For the first ten years of my life, my mother was truly Mom. And once she began working evenings as a nurse, she made the most of the time she had at home during the day.
Her personality permeated our household. She was a creative spirit, always making something, and often invited her children to come along and join in her work. Where the energy came from, after working an evening shift at the hospital, God only knows.
She taught us how to sew.
She loved growing roses and miniature bonsai trees, and she taught me how to prune them.
She had a lovely voice and at one time, before marriage and kids, she pursued a career as an opera singer.
She encouraged us to write stories and songs, make our own comic books, and play musical instruments.
And she loved Christmas. Mom made sure that her children knew the season was a Very Special Time.
She let us choose bulbs from her box of Christmas ornaments, and she showed us how to cut paper snowflakes for the tree.
She set out her nutcracker and bowls of walnuts and Brazil nuts, on display in the center of the living room table. The bowls were always full because we had such a tough time cracking the shells. I think Mom mostly liked the looks of them with their beautiful shades of brown.
She covered the front door with aluminum foil and hung on it a cardboard candy cane that was as tall as Dad. Other years she’d wrap the door with a ribbon, and the house became a gift.
She gave us “snow” to spray and stencil Christmas words and symbols on the living room windows. We made a mess, but that didn’t seem to bother her.
And she made her mini Christmas trees. Back then, TV Guide magazine was the most popular magazine in the country and we read it regularly. It was about the size of a Readers Digest magazine. As we soon learned, Mom saved the TV guides.
“We’ll use them to make Christmas trees.”
If anyone could do what seemed to be the impossible, it was Mom. We believed that.
She took one of the magazines and folded a corner of the page into the center. Then it was our turn. Page after page we folded. When we finished one issue, we started another.
After we had turned down enough pages to her liking, Mom glued a group of the folded magazines together into the shape of a Christmas tree. The wonder point for us came when she sprayed them with gold and silver paint. Soon we had Christmas trees to decorate with anything we could find: string, buttons, ribbon, coins. Mom rewarded us with her smile, and the trees would grace a table or counter.
Mom took what little she had and made sure her kids knew Christmas.

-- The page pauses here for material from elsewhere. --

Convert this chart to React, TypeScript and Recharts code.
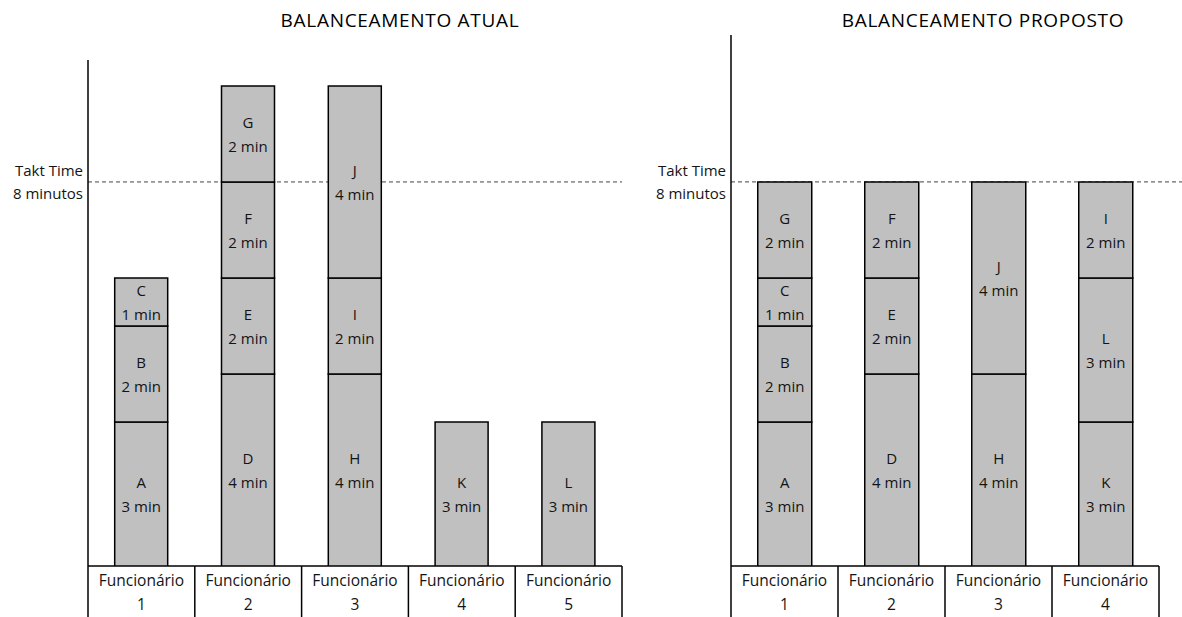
import React from "react";
import { BarChart, Bar, XAxis, YAxis, ReferenceLine, LabelList } from "recharts";

// ---------- data ----------
const atualWorkers = ["Funcionário 1", "Funcionário 2", "Funcionário 3", "Funcionário 4", "Funcionário 5"];
const atualTasks = [["A", "B", "C"], ["D", "E", "F", "G"], ["H", "I", "J"], ["K"], ["L"]];
const atualMinutes = [[3, 2, 1], [4, 2, 2, 2], [4, 2, 4], [3], [3]];

const propostoWorkers = ["Funcionário 1", "Funcionário 2", "Funcionário 3", "Funcionário 4"];
const propostoTasks = [["A", "B", "C", "G"], ["D", "E", "F"], ["H", "J"], ["K", "L", "I"]];
const propostoMinutes = [[3, 2, 1, 2], [4, 2, 2], [4, 4], [3, 3, 2]];

const taktTime = 8;
const taktLabel = ["Takt Time", "8 minutos"];
const titles = ["BALANCEAMENTO ATUAL", "BALANCEAMENTO PROPOSTO"];

// ---------- style ----------
const FONT = "'Open Sans', 'Noto Sans', sans-serif";
const TEXT = "#141414";
const H = 617;
const LAYERS = [0, 1, 2, 3];
const YW = 10;

function buildRows(workers: string[], tasks: string[][], minutes: number[][]) {
  return workers.map((w, i) => {
    const row: any = { name: w };
    LAYERS.forEach((l) => {
      row[`s${l}`] = minutes[i][l] ?? 0;
      row[`t${l}`] = tasks[i][l] ?? "";
    });
    return row;
  });
}

const segLabel = (p: any) => {
  const { x, y, width, height, value } = p;
  if (!value) return null;
  const [task, mins] = String(value).split("|");
  if (!task || !mins || mins === "0") return null;
  const cx = Number(x) + Number(width) / 2;
  const cy = Number(y) + Number(height) / 2;
  return (
    <g>
      <text x={cx} y={cy - 12} textAnchor="middle" dominantBaseline="central" fontFamily={FONT} fontSize={15} fill={TEXT}>
        {task}
      </text>
      <text x={cx} y={cy + 12} textAnchor="middle" dominantBaseline="central" fontFamily={FONT} fontSize={15} fill={TEXT}>
        {`${mins} min`}
      </text>
    </g>
  );
};

const CatTick = (props: any) => {
  const { x, y, payload, half, count } = props;
  const txt: string = String(payload.value);
  const cut = txt.lastIndexOf(" ");
  const l1 = txt.slice(0, cut);
  const l2 = txt.slice(cut + 1);
  return (
    <g>
      <line x1={x - half} x2={x - half} y1={y} y2={y + 60} stroke="#000" strokeWidth={1.5} />
      {payload.index === count - 1 && (
        <line x1={x + half} x2={x + half} y1={y} y2={y + 60} stroke="#000" strokeWidth={1.5} />
      )}
      <text x={x} y={y + 14} textAnchor="middle" dominantBaseline="central" fontFamily={FONT} fontSize={15.5} fill={TEXT}>
        {l1}
      </text>
      <text x={x} y={y + 38} textAnchor="middle" dominantBaseline="central" fontFamily={FONT} fontSize={15.5} fill={TEXT}>
        {l2}
      </text>
    </g>
  );
};

const TaktLbl = (p: any) => {
  const vb = p.viewBox || {};
  const x = Number(vb.x) - 5;
  const y = Number(vb.y);
  return (
    <g>
      <text x={x} y={y - 12} textAnchor="end" dominantBaseline="central" fontFamily={FONT} fontSize={15} fill={TEXT}>
        {taktLabel[0]}
      </text>
      <text x={x} y={y + 11} textAnchor="end" dominantBaseline="central" fontFamily={FONT} fontSize={15} fill={TEXT}>
        {taktLabel[1]}
      </text>
    </g>
  );
};

function Panel(props: any) {
  const { title, titleCenter, workers, tasks, minutes, left, width, margin, yMax, lineExtend } = props;
  const rows = buildRows(workers, tasks, minutes);
  const m = { ...margin, left: margin.left - YW };
  const plotW = width - margin.left - margin.right;
  const half = plotW / workers.length / 2;
  const layer: React.CSSProperties = { position: "absolute", left: 0, top: 0 };
  return (
    <div style={{ position: "absolute", left, top: 0, width, height: H }}>
      <div
        style={{
          position: "absolute",
          left: titleCenter - left - 200,
          width: 400,
          top: 8,
          textAlign: "center",
          fontFamily: FONT,
          fontSize: 19,
          letterSpacing: 0.7,
          color: "#000",
          lineHeight: "24px",
          whiteSpace: "nowrap",
        }}
      >
        {title}
      </div>
      {/* bottom layer: axes, category cells and takt line */}
      <div style={layer}>
        <BarChart width={width} height={H} data={rows} margin={m} barCategoryGap="25%">
          <XAxis
            dataKey="name"
            axisLine={{ stroke: "#000", strokeWidth: 1.5 }}
            tickLine={false}
            tickSize={0}
            tickMargin={0}
            height={51}
            interval={0}
            tick={<CatTick half={half} count={workers.length} />}
          />
          <YAxis
            width={YW}
            type="number"
            domain={[0, yMax]}
            allowDataOverflow
            tick={false}
            tickLine={false}
            axisLine={{ stroke: "#000", strokeWidth: 1.5 }}
          />
          <ReferenceLine
            y={taktTime}
            stroke="#444"
            strokeDasharray="4 3"
            label={(p: any) => <TaktLbl {...p} />}
            shape={(p: any) => (
              <line
                x1={p.x1}
                y1={p.y1}
                x2={Number(p.x2) + lineExtend}
                y2={p.y2}
                stroke="#444"
                strokeWidth={1}
                strokeDasharray="4 3"
              />
            )}
          />
        </BarChart>
      </div>
      {/* top layer: stacked bars */}
      <div style={layer}>
        <BarChart width={width} height={H} data={rows} margin={m} barCategoryGap="25%">
          <XAxis dataKey="name" axisLine={false} tickLine={false} tick={false} tickSize={0} height={51} interval={0} />
          <YAxis width={YW} type="number" domain={[0, yMax]} allowDataOverflow tick={false} tickLine={false} axisLine={false} />
          {LAYERS.map((l) => (
            <Bar
              key={l}
              dataKey={`s${l}`}
              stackId="a"
              fill="#c0c0c0"
              stroke="#000"
              strokeWidth={1.5}
              isAnimationActive={false}
            >
              <LabelList dataKey={(r: any) => `${r[`t${l}`]}|${r[`s${l}`]}`} content={segLabel} />
            </Bar>
          ))}
        </BarChart>
      </div>
    </div>
  );
}

export default function App() {
  return (
    <div style={{ position: "absolute", left: 0, top: 0, width: 1182, height: H, background: "#fff", overflow: "hidden" }}>
      <Panel
        title={titles[0]}
        titleCenter={400}
        workers={atualWorkers}
        tasks={atualTasks}
        minutes={atualMinutes}
        left={0}
        width={640}
        margin={{ top: 60, right: 18, bottom: 0, left: 88 }}
        yMax={10.54}
        lineExtend={0}
      />
      <Panel
        title={titles[1]}
        titleCenter={983}
        workers={propostoWorkers}
        tasks={propostoTasks}
        minutes={propostoMinutes}
        left={640}
        width={542}
        margin={{ top: 35, right: 23, bottom: 0, left: 91 }}
        yMax={11.06}
        lineExtend={23}
      />
    </div>
  );
}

I’m sure there were times when she wished for enough money to buy a box or two of pre-fab Christmas decor. She could then set us aside to entertain ourselves and go off for an afternoon nap or do something for herself — like work on that bonsai tree without having a curious child around, interrupting her with all those questions.
Instead, she gave herself to us selflessly. And in that, we saw a living testament to the true meaning of Christmas.